Ce n’est pas la première fois que ces agents exercent ces pressions sur le journaliste. A plusieurs reprises il a été soumis à cette surveillance collante qui s’est poursuivie à l’intérieur d’un cabinet médical où sa femme se soignait ainsi que devant les domiciles de ses proches à qui il rendait visite.
En raison des reportages qu’il a effectués pour Radio Kalima, Mouldi Zwabi a subi une répression constante depuis février 2009. Son domicile est sous une surveillance permanente de policiers en civil qui harcèlent sa famille.
Le 18 février 2009, Mouldi Zwabi a fait face à une procédure d’expulsion d’un bureau qu’il loue à Bousalem, où il réside, et qu’utilise sa femme comme copy shop, suite aux pressions exercées par la police sur le propriétaire visant à l’expulser de ce bureau. Un jugement d’expulsion en référé a été rendu et il a été exécuté en son absence le 18 mars 2009 par la force publique. Ses documents personnels ont été fouillés par la police qui a apposé les scellés sans lui laisser l’opportunité de prendre ses affaires. Pour s’assurer de son absence, Mouldi Zwabi avait été convoqué au même instant par le procureur de la république de Jendouba pour être entendu dans une affaire de plainte pour violences aggravées qu’il avait déposée deux ans auparavant contre la police de Jendouba et qui est toujours sans suites.
Le 5 mai 2009, alors qu’il tentait de déposer une plainte pour entraves à la libre circulation au parquet de Béjà, les agents de police l’ont empêché d’accéder au palais de justice.
RAPPEL DES FAITS:
Suite au raid opéré par la police politique le 30 janvier 2009 dans les locaux de radio Kalima après un siège de plusieurs jours autour de l’immeuble, les journalistes qui ont continué à travailler pour Radio Kalima ont subi une persécution constante (interpellations et fouille au corps, filature collante, confiscation de matériel, etc.). Rappelons que les scellés sont toujours apposés sur les bureaux de Radio Kalima et une équipe de police permanente interdit l’accès de l’immeuble à toute personne, y compris aux membres du Conseil national pour les libertés en Tunisie (CNLT) et de l’OLPEC dont les locaux se trouvent dans le même immeuble à l’étage en dessous. Le juge d’instruction en charge de l’affaire lancée contre l’une des rédactrices en chef de Kalima, Sihem Bensedrine, pour « transmission radiophonique sans l’obtention d’une autorisation légale », a informé dernièrement les avocats de Kalima qu’il poursuit son investigation et attend les conclusions de l’expert chargé d’expertiser les équipements confisqués lors du raid.
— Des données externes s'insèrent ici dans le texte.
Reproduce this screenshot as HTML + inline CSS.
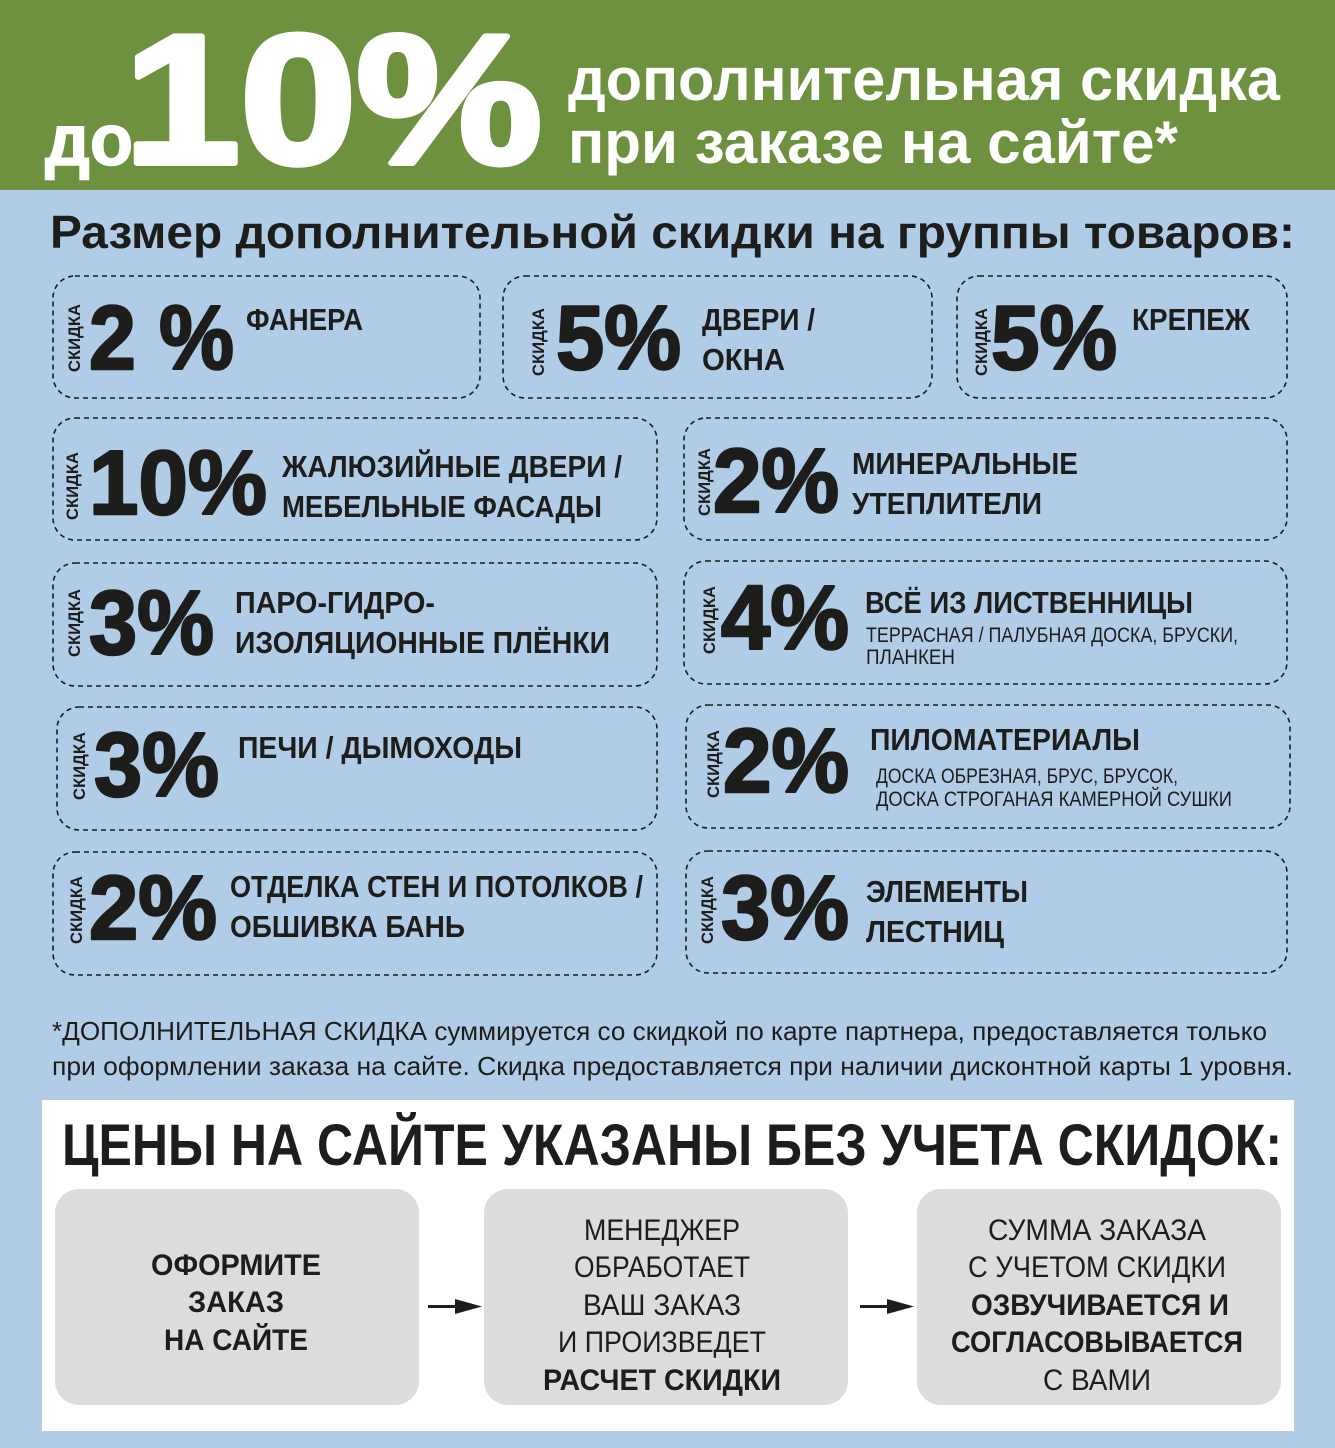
<!DOCTYPE html>
<html><head><meta charset="utf-8"><style>
html,body{margin:0;padding:0;background:#b1cce6}
svg{display:block}
text{font-family:"Liberation Sans","DejaVu Sans",sans-serif;fill:#1d1d1b}
.b{font-weight:bold}
.w{fill:#fff}
</style></head><body>
<svg width="1335" height="1448" viewBox="0 0 1335 1448" xmlns="http://www.w3.org/2000/svg">
<rect x="0" y="0" width="1335" height="1448" fill="#b1cce6"/>
<rect x="0" y="0" width="1335" height="190" fill="#6e9140"/>
<text class="b w" x="45" y="165" font-size="72" textLength="88" lengthAdjust="spacingAndGlyphs" stroke="#fff" stroke-width="1.5">до</text>
<text x="124" y="163" style="font-family:'Liberation Sans',sans-serif;font-weight:bold;font-size:184px;fill:#fff" stroke="#fff" stroke-width="6" stroke-linejoin="round" textLength="418" lengthAdjust="spacingAndGlyphs">10%</text>
<text class="b w" x="568" y="100" font-size="60" textLength="712" lengthAdjust="spacingAndGlyphs">дополнительная скидка</text>
<text class="b w" x="568" y="163" font-size="60" textLength="610" lengthAdjust="spacingAndGlyphs">при заказе на сайте*</text>
<text class="b" x="50" y="248" font-size="46" textLength="1245" lengthAdjust="spacingAndGlyphs">Размер дополнительной скидки на группы товаров:</text>

<g fill="none" stroke="#1d1d1b" stroke-width="1.6" stroke-dasharray="5,4">
<rect x="53" y="276" width="427" height="122" rx="22"/>
<rect x="503" y="276" width="429" height="122" rx="22"/>
<rect x="957" y="276" width="330" height="122" rx="22"/>
<rect x="53" y="418" width="604" height="122" rx="22"/>
<rect x="684" y="418" width="603" height="122" rx="22"/>
<rect x="53" y="563" width="604" height="123" rx="22"/>
<rect x="684" y="561" width="603" height="123" rx="22"/>
<rect x="57" y="707" width="600" height="123" rx="22"/>
<rect x="686" y="705" width="604" height="123" rx="22"/>
<rect x="53" y="852" width="604" height="123" rx="22"/>
<rect x="686" y="851" width="601" height="122" rx="22"/>
</g>

<g class="b" font-size="17">
<text class="b" transform="translate(80,372) rotate(-90)" textLength="68" lengthAdjust="spacingAndGlyphs">СКИДКА</text>
<text class="b" transform="translate(544,376) rotate(-90)" textLength="68" lengthAdjust="spacingAndGlyphs">СКИДКА</text>
<text class="b" transform="translate(987,376) rotate(-90)" textLength="68" lengthAdjust="spacingAndGlyphs">СКИДКА</text>
<text class="b" transform="translate(78,520) rotate(-90)" textLength="68" lengthAdjust="spacingAndGlyphs">СКИДКА</text>
<text class="b" transform="translate(710,516) rotate(-90)" textLength="68" lengthAdjust="spacingAndGlyphs">СКИДКА</text>
<text class="b" transform="translate(80,657) rotate(-90)" textLength="68" lengthAdjust="spacingAndGlyphs">СКИДКА</text>
<text class="b" transform="translate(715,654) rotate(-90)" textLength="68" lengthAdjust="spacingAndGlyphs">СКИДКА</text>
<text class="b" transform="translate(85,800) rotate(-90)" textLength="68" lengthAdjust="spacingAndGlyphs">СКИДКА</text>
<text class="b" transform="translate(719,798) rotate(-90)" textLength="68" lengthAdjust="spacingAndGlyphs">СКИДКА</text>
<text class="b" transform="translate(82,944) rotate(-90)" textLength="68" lengthAdjust="spacingAndGlyphs">СКИДКА</text>
<text class="b" transform="translate(713,944) rotate(-90)" textLength="68" lengthAdjust="spacingAndGlyphs">СКИДКА</text>
</g>

<g class="b" font-size="91" stroke="#1d1d1b" stroke-width="2.5" stroke-linejoin="round">
<text class="b" x="89" y="369" textLength="145" lengthAdjust="spacingAndGlyphs">2 %</text>
<text class="b" x="556" y="369" textLength="125" lengthAdjust="spacingAndGlyphs">5%</text>
<text class="b" x="991" y="369" textLength="126" lengthAdjust="spacingAndGlyphs">5%</text>
<text class="b" x="89" y="514" textLength="178" lengthAdjust="spacingAndGlyphs">10%</text>
<text class="b" x="713" y="512" textLength="126" lengthAdjust="spacingAndGlyphs">2%</text>
<text class="b" x="89" y="654" textLength="125" lengthAdjust="spacingAndGlyphs">3%</text>
<text class="b" x="721" y="649" textLength="128" lengthAdjust="spacingAndGlyphs">4%</text>
<text class="b" x="94" y="796" textLength="125" lengthAdjust="spacingAndGlyphs">3%</text>
<text class="b" x="723" y="792" textLength="126" lengthAdjust="spacingAndGlyphs">2%</text>
<text class="b" x="89" y="939" textLength="128" lengthAdjust="spacingAndGlyphs">2%</text>
<text class="b" x="721" y="939" textLength="128" lengthAdjust="spacingAndGlyphs">3%</text>
</g>

<g font-size="31">
<text class="b" x="246" y="330" textLength="117" lengthAdjust="spacingAndGlyphs">ФАНЕРА</text>
<text class="b" x="702" y="330" textLength="113" lengthAdjust="spacingAndGlyphs">ДВЕРИ /</text>
<text class="b" x="702" y="370" textLength="83" lengthAdjust="spacingAndGlyphs">ОКНА</text>
<text class="b" x="1132" y="330" textLength="118" lengthAdjust="spacingAndGlyphs">КРЕПЕЖ</text>
<text class="b" x="282" y="477" textLength="340" lengthAdjust="spacingAndGlyphs">ЖАЛЮЗИЙНЫЕ ДВЕРИ /</text>
<text class="b" x="282" y="517" textLength="320" lengthAdjust="spacingAndGlyphs">МЕБЕЛЬНЫЕ ФАСАДЫ</text>
<text class="b" x="852" y="474" textLength="226" lengthAdjust="spacingAndGlyphs">МИНЕРАЛЬНЫЕ</text>
<text class="b" x="852" y="514" textLength="190" lengthAdjust="spacingAndGlyphs">УТЕПЛИТЕЛИ</text>
<text class="b" x="235" y="613" textLength="200" lengthAdjust="spacingAndGlyphs">ПАРО-ГИДРО-</text>
<text class="b" x="235" y="653" textLength="375" lengthAdjust="spacingAndGlyphs">ИЗОЛЯЦИОННЫЕ ПЛЁНКИ</text>
<text class="b" x="865" y="613" textLength="328" lengthAdjust="spacingAndGlyphs">ВСЁ ИЗ ЛИСТВЕННИЦЫ</text>
<text class="b" x="238" y="758" textLength="284" lengthAdjust="spacingAndGlyphs">ПЕЧИ / ДЫМОХОДЫ</text>
<text class="b" x="870" y="750" textLength="270" lengthAdjust="spacingAndGlyphs">ПИЛОМАТЕРИАЛЫ</text>
<text class="b" x="230" y="897" textLength="413" lengthAdjust="spacingAndGlyphs">ОТДЕЛКА СТЕН И ПОТОЛКОВ /</text>
<text class="b" x="230" y="937" textLength="235" lengthAdjust="spacingAndGlyphs">ОБШИВКА БАНЬ</text>
<text class="b" x="866" y="902" textLength="162" lengthAdjust="spacingAndGlyphs">ЭЛЕМЕНТЫ</text>
<text class="b" x="866" y="942" textLength="138" lengthAdjust="spacingAndGlyphs">ЛЕСТНИЦ</text>
</g>
<g font-size="21">
<text x="866" y="642" textLength="372" lengthAdjust="spacingAndGlyphs">ТЕРРАСНАЯ / ПАЛУБНАЯ ДОСКА, БРУСКИ,</text>
<text x="866" y="664" textLength="89" lengthAdjust="spacingAndGlyphs">ПЛАНКЕН</text>
<text x="876" y="783" textLength="302" lengthAdjust="spacingAndGlyphs">ДОСКА ОБРЕЗНАЯ, БРУС, БРУСОК,</text>
<text x="876" y="806" textLength="356" lengthAdjust="spacingAndGlyphs">ДОСКА СТРОГАНАЯ КАМЕРНОЙ СУШКИ</text>
</g>

<g font-size="26">
<text x="52" y="1040" textLength="1215" lengthAdjust="spacingAndGlyphs">*ДОПОЛНИТЕЛЬНАЯ СКИДКА суммируется со скидкой по карте партнера, предоставляется только</text>
<text x="52" y="1075" textLength="1241" lengthAdjust="spacingAndGlyphs">при оформлении заказа на сайте. Скидка предоставляется при наличии дисконтной карты 1 уровня.</text>
</g>

<rect x="42" y="1100" width="1252" height="331" fill="#ffffff"/>
<text class="b" x="62" y="1165" font-size="58" textLength="1220" lengthAdjust="spacingAndGlyphs">ЦЕНЫ НА САЙТЕ УКАЗАНЫ БЕЗ УЧЕТА СКИДОК:</text>
<rect x="55" y="1189" width="364" height="216" rx="24" fill="#dcdcdc"/>
<rect x="484" y="1189" width="364" height="216" rx="24" fill="#dcdcdc"/>
<rect x="917" y="1189" width="364" height="216" rx="24" fill="#dcdcdc"/>

<g fill="#1d1d1b">
<rect x="428" y="1305" width="30" height="3"/>
<polygon points="455,1299 482,1306.5 455,1314"/>
<rect x="860" y="1305" width="30" height="3"/>
<polygon points="887,1299 914,1306.5 887,1314"/>
</g>

<g font-size="30" text-anchor="middle">
<text class="b" x="236" y="1275" textLength="170" lengthAdjust="spacingAndGlyphs">ОФОРМИТЕ</text>
<text class="b" x="236" y="1312" textLength="96" lengthAdjust="spacingAndGlyphs">ЗАКАЗ</text>
<text class="b" x="236" y="1350" textLength="144" lengthAdjust="spacingAndGlyphs">НА САЙТЕ</text>

<text x="662" y="1240" textLength="156" lengthAdjust="spacingAndGlyphs">МЕНЕДЖЕР</text>
<text x="662" y="1277" textLength="176" lengthAdjust="spacingAndGlyphs">ОБРАБОТАЕТ</text>
<text x="662" y="1315" textLength="158" lengthAdjust="spacingAndGlyphs">ВАШ ЗАКАЗ</text>
<text x="662" y="1352" textLength="208" lengthAdjust="spacingAndGlyphs">И ПРОИЗВЕДЕТ</text>
<text class="b" x="662" y="1390" textLength="238" lengthAdjust="spacingAndGlyphs">РАСЧЕТ СКИДКИ</text>

<text x="1097" y="1240" textLength="218" lengthAdjust="spacingAndGlyphs">СУММА ЗАКАЗА</text>
<text x="1097" y="1277" textLength="258" lengthAdjust="spacingAndGlyphs">С УЧЕТОМ СКИДКИ</text>
<text class="b" x="1100" y="1315" textLength="258" lengthAdjust="spacingAndGlyphs">ОЗВУЧИВАЕТСЯ И</text>
<text class="b" x="1097" y="1352" textLength="292" lengthAdjust="spacingAndGlyphs">СОГЛАСОВЫВАЕТСЯ</text>
<text x="1097" y="1390" textLength="108" lengthAdjust="spacingAndGlyphs">С ВАМИ</text>
</g>
</svg>
</body></html>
Par ailleurs, les autorités tunisiennes refusent toujours de renouveler le passeport de Sihem Bensedrine depuis un an (demande déposée le 10 juillet 2008), par mesure de représailles. Elles refusent également de délivrer un passeport à son fils, étudiant en France, qui a déposé lui aussi une demande de renouvellement le 15 juillet 2008, suite au vol de son passeport à Paris. Il se trouve actuellement sans aucun document d’identité et dans l’impossibilité de se déplacer.
L’OLPEC:
– il dénonce les harcèlements contre les journalistes des médias indépendants et notamment contre Mouldi Zwabi et exige que cesse ces harcèlements et qu’il puisse travailler en toute sécurité loin de toute persécution policière ainsi que sa famille.
-il exige que soient levés les scellés contre le studio de Radio Kalima et suspendues les poursuites contre Sihem Bensedrine et qu’elle puisse bénéficier ainsi que son fils d’un passeport.